- Born: October 6, 1947 (age 78) Salinas, California
- Education: University of Tulsa; Juilliard School of Music;
- Known for: The Lawrence Welk Show
- Spouse: Ron Anderson ​ ​(m. 1979; died 2024)​
- Children: 2

= Gail Farrell =

American singer and songwriter

Gail Farrell (born October 6, 1947) is an American singer and songwriter, best known for her work on the variety program The Lawrence Welk Show.

==Early life==
Born in Salinas, California, Farrell grew up in Durant, Oklahoma. Her father was a cattle rancher and her mother was a plumber. She learned music from her mother who taught her piano lessons while her father taught her to ride horses. She began to perform publicly at age six at rodeos and talent shows, in church, and on pickup beds on the back of trucks stumping for local political candidates. She also learned how to sing gospel music from her grandmother. While attending the University of Tulsa, majoring in piano performance, she took part in the Miss Oklahoma Pageant and won in talent and swimsuit competitions. She also attended the Juilliard School of Music in New York during the summer to further hone her talents as a piano player.

==Career==
After graduating magna cum laude in 1969, Farrell flew out to Los Angeles, California to become a pre-school music teacher, but decided to audition for Lawrence Welk since he and his band performed every Saturday night at the Hollywood Palladium. She got the maestro's attention in a tag dance, tapping him on the shoulder and asking if she can sing for him. She sang "Cotton Fields" in front of 3,000 people at the Palladium. Welk asked her to appear on the opening broadcast the following September. She officially joined the Musical Family three shows into the 1969–70 season and over the course of the next twelve years, she sang solos, played piano, sang in duets with Dick Dale (famously singing Brewer & Shipley's "One Toke Over the Line") and in trios; first with Sandi Griffiths, and Mary Lou Metzger and later for "Gail, Ron & Michael" a mixed trio that featured her husband Ron Anderson and Michael Redman. In addition, she also developed as a songwriter, writing vocal arrangements for both trio groups.
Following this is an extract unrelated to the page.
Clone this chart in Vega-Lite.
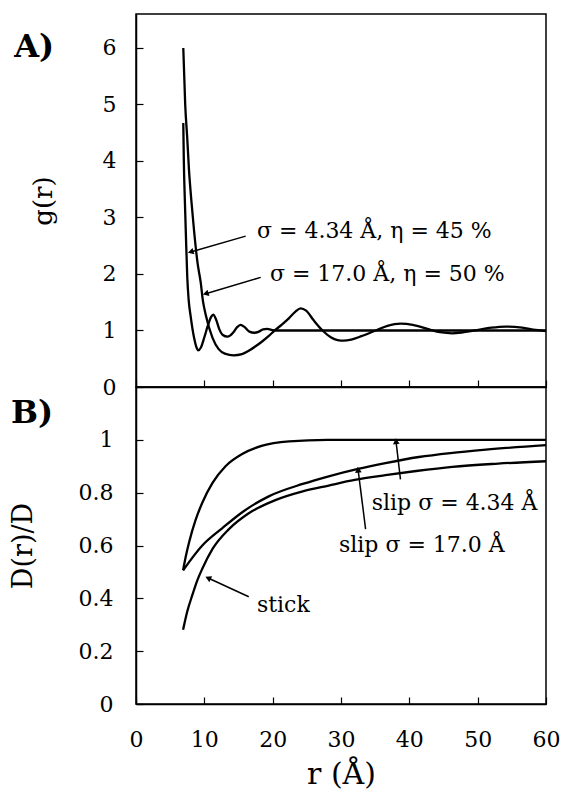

Her exposure on The Lawrence Welk Show opened doors in her career, making notable television appearances on Match Game, Dinah!, and The Mike Douglas Show.

The Welk show ended in 1982. In October 1982, Farrell sang in Eureka Springs, Arkansas. The Lieutenant Governor of Oklahoma christened Gail Farrell Drive in her honor in her hometown of Durant. Since then, Farrell has continued to pursue singing/songwriting, as her arrangements have been covered by artists such as Barbara Mandrell and featured on the soap opera Knots Landing. Part of Gail Farrell Drive was re-zoned in July 1994. She sang with numerous recording artists and her vocals have appeared in numerous commercials and television/film soundtracks. Most recently, she appeared on several Welk-related television specials for PBS such as Milestones & Memories and Lawrence Welk, Precious Memories. She reunited with fellow Welk castmates Ava Barber, Ralna English and Mary Lou Metzger for the four-woman revue, Four Wunnerful Women. She also had a voice role in the animated Disney feature The Little Mermaid.

==Personal life==
Farrell married Ron Anderson on December 7, 1979; they lived in Hendersonville, Tennessee, and had twin daughters, Erin and Lauren (born in September 1982). She was previously married to Rick Mallory and Bob Lawson.

Ron Anderson died on January 26, 2024, at the age of 78.